More significantly, any data considered harmful for children, would require parental consent. Social media companies would also have to ensure that children's data is not being tracked. Another provision included in the bill says that if a company requires biometric data of an employee for attendance purposes, then it will have to seek the employee's permission for it.

The bill also empowers users with the right to know which organisation wants to use his or her personal data. The controversial bill is the government's second attempt at preparing a framework for personal data protection.

The government had withdrawn the earlier version of the bill titled Personal Data Protection Bill 2019 in August last year, after a joint committee of Parliament had recommended 81 amendments and 12 recommendations towards a comprehensive legal framework on digital ecosystem.

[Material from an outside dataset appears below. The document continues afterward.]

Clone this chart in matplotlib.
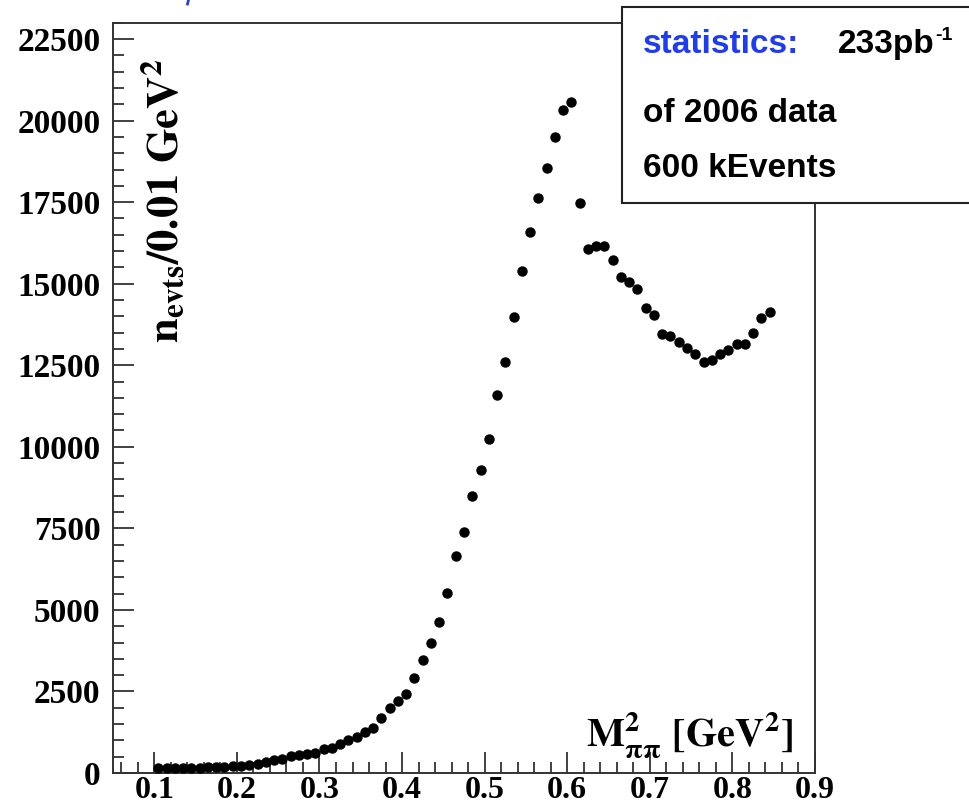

A view of the Parliament House complex
A view of the Parliament House complex .IANS

While withdrawing the bill in Parliament, Information Technology Minister Ashwini Vaishnaw had said that the government has decided to come up with a fresh bill that fits into the comprehensive legal framework with reference to the suggestions made by the joint committee of Parliament on it.

Key highlights of DPDPB 2022

  1. The Bill will apply to the processing of digital personal data within India where such data is collected online, or collected offline and is digitised. It will also apply to such processing outside India, if it is for offering goods or services or profiling individuals in India.
  2. Personal data may be processed only for a lawful purpose for which an individual has given consent. Consent may be deemed in certain cases.
  3. Data fiduciaries will be obligated to maintain the accuracy of data, keep data secure, and delete data once its purpose has been met.
  4. The Bill grants certain rights to individuals including the right to obtain information, seek correction and erasure, and grievance redressal.
  5. The central government may exempt government agencies from the application of provisions of the Bill in the interest of specified grounds such as security of the state, public order, and prevention of offences.
  6. The central government will establish the Data Protection Board of India to adjudicate non-compliance with the provisions of the Bill.
  7. The Bill does not grant the right to data portability and the right to be forgotten to the data principal.
  8. The Bill requires all data fiduciaries to obtain verifiable consent from the legal guardian before processing the personal data of a child. To comply with this provision, every data fiduciary will have to verify the age of everyone signing up for its services. This may have adverse implications for anonymity in the digital space.
  9. The Bill accords differential treatment on consent and storage limitation to private and government entities performing the same commercial function such as providing banking or telecom services. This may violate the right to equality of the private sector providers.
  10. Exemptions to data processing by the State on grounds such as national security may lead to data collection, processing and retention beyond what is necessary. This may violate the fundamental right to privacy.